• _Required task_:
The data below should be restated word for word, with every picture omitted.

◆ ◆ ◆ ◆ ◆

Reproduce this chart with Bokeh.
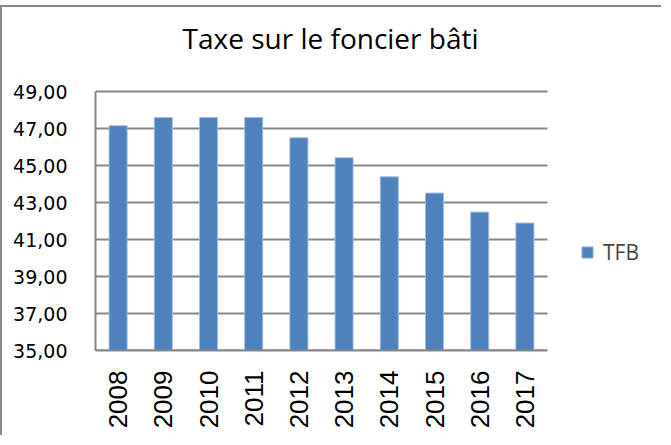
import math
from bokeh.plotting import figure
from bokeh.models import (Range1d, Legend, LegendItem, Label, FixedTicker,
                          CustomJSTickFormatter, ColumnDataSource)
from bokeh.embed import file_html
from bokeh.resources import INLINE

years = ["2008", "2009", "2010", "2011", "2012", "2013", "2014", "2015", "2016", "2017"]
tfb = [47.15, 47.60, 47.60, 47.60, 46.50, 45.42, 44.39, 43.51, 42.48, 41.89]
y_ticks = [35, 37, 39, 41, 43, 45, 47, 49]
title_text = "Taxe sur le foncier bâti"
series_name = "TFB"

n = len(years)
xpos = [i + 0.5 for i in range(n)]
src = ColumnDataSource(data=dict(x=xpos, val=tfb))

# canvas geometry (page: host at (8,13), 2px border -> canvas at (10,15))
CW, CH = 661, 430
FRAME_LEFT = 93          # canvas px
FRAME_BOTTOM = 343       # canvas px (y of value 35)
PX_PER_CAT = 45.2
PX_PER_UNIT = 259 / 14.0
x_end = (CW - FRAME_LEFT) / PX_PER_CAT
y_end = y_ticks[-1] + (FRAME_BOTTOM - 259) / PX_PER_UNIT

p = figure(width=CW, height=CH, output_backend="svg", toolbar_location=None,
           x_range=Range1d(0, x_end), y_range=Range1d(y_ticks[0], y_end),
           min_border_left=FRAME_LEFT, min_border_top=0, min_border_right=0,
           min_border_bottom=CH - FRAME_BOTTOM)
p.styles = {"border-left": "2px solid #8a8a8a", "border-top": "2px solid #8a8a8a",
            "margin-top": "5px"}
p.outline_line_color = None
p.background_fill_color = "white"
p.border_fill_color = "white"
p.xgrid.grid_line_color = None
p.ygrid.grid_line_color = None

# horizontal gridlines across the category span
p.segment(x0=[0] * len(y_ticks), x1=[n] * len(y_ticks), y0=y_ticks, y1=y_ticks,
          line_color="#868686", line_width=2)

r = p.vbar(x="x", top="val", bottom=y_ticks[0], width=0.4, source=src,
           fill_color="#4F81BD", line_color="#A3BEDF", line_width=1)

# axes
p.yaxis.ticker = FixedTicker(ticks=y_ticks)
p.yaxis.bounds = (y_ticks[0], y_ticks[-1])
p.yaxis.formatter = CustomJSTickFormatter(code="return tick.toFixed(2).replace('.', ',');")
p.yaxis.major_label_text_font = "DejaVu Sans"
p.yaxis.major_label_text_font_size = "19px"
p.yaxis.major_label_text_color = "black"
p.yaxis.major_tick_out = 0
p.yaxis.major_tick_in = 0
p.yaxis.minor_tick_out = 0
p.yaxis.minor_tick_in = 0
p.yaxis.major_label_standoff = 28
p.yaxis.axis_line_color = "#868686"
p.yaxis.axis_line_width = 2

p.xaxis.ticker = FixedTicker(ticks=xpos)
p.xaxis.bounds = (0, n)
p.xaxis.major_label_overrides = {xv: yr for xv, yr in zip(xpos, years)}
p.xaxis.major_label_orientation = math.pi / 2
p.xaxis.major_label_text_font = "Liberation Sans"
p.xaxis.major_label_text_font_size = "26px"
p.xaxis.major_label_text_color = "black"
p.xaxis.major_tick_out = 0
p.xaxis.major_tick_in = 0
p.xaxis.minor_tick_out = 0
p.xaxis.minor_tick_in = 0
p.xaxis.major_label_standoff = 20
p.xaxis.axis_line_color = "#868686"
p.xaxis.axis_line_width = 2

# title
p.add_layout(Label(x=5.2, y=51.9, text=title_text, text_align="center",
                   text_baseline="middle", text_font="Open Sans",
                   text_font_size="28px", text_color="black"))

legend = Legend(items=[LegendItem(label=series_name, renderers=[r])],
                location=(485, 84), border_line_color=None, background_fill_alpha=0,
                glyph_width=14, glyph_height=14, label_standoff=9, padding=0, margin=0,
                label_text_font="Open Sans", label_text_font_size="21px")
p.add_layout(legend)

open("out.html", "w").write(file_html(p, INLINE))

◆ ◆ ◆ ◆ ◆

• _Task response_:
Reproduce this chart with Bokeh.
import math
from bokeh.plotting import figure
from bokeh.models import (Range1d, Legend, LegendItem, Label, FixedTicker,
                          CustomJSTickFormatter, ColumnDataSource)
from bokeh.embed import file_html
from bokeh.resources import INLINE

years = ["2008", "2009", "2010", "2011", "2012", "2013", "2014", "2015", "2016", "2017"]
tfb = [47.15, 47.60, 47.60, 47.60, 46.50, 45.42, 44.39, 43.51, 42.48, 41.89]
y_ticks = [35, 37, 39, 41, 43, 45, 47, 49]
title_text = "Taxe sur le foncier bâti"
series_name = "TFB"

n = len(years)
xpos = [i + 0.5 for i in range(n)]
src = ColumnDataSource(data=dict(x=xpos, val=tfb))

# canvas geometry (page: host at (8,13), 2px border -> canvas at (10,15))
CW, CH = 661, 430
FRAME_LEFT = 93          # canvas px
FRAME_BOTTOM = 343       # canvas px (y of value 35)
PX_PER_CAT = 45.2
PX_PER_UNIT = 259 / 14.0
x_end = (CW - FRAME_LEFT) / PX_PER_CAT
y_end = y_ticks[-1] + (FRAME_BOTTOM - 259) / PX_PER_UNIT

p = figure(width=CW, height=CH, output_backend="svg", toolbar_location=None,
           x_range=Range1d(0, x_end), y_range=Range1d(y_ticks[0], y_end),
           min_border_left=FRAME_LEFT, min_border_top=0, min_border_right=0,
           min_border_bottom=CH - FRAME_BOTTOM)
p.styles = {"border-left": "2px solid #8a8a8a", "border-top": "2px solid #8a8a8a",
            "margin-top": "5px"}
p.outline_line_color = None
p.background_fill_color = "white"
p.border_fill_color = "white"
p.xgrid.grid_line_color = None
p.ygrid.grid_line_color = None

# horizontal gridlines across the category span
p.segment(x0=[0] * len(y_ticks), x1=[n] * len(y_ticks), y0=y_ticks, y1=y_ticks,
          line_color="#868686", line_width=2)

r = p.vbar(x="x", top="val", bottom=y_ticks[0], width=0.4, source=src,
           fill_color="#4F81BD", line_color="#A3BEDF", line_width=1)

# axes
p.yaxis.ticker = FixedTicker(ticks=y_ticks)
p.yaxis.bounds = (y_ticks[0], y_ticks[-1])
p.yaxis.formatter = CustomJSTickFormatter(code="return tick.toFixed(2).replace('.', ',');")
p.yaxis.major_label_text_font = "DejaVu Sans"
p.yaxis.major_label_text_font_size = "19px"
p.yaxis.major_label_text_color = "black"
p.yaxis.major_tick_out = 0
p.yaxis.major_tick_in = 0
p.yaxis.minor_tick_out = 0
p.yaxis.minor_tick_in = 0
p.yaxis.major_label_standoff = 28
p.yaxis.axis_line_color = "#868686"
p.yaxis.axis_line_width = 2

p.xaxis.ticker = FixedTicker(ticks=xpos)
p.xaxis.bounds = (0, n)
p.xaxis.major_label_overrides = {xv: yr for xv, yr in zip(xpos, years)}
p.xaxis.major_label_orientation = math.pi / 2
p.xaxis.major_label_text_font = "Liberation Sans"
p.xaxis.major_label_text_font_size = "26px"
p.xaxis.major_label_text_color = "black"
p.xaxis.major_tick_out = 0
p.xaxis.major_tick_in = 0
p.xaxis.minor_tick_out = 0
p.xaxis.minor_tick_in = 0
p.xaxis.major_label_standoff = 20
p.xaxis.axis_line_color = "#868686"
p.xaxis.axis_line_width = 2

# title
p.add_layout(Label(x=5.2, y=51.9, text=title_text, text_align="center",
                   text_baseline="middle", text_font="Open Sans",
                   text_font_size="28px", text_color="black"))

legend = Legend(items=[LegendItem(label=series_name, renderers=[r])],
                location=(485, 84), border_line_color=None, background_fill_alpha=0,
                glyph_width=14, glyph_height=14, label_standoff=9, padding=0, margin=0,
                label_text_font="Open Sans", label_text_font_size="21px")
p.add_layout(legend)

open("out.html", "w").write(file_html(p, INLINE))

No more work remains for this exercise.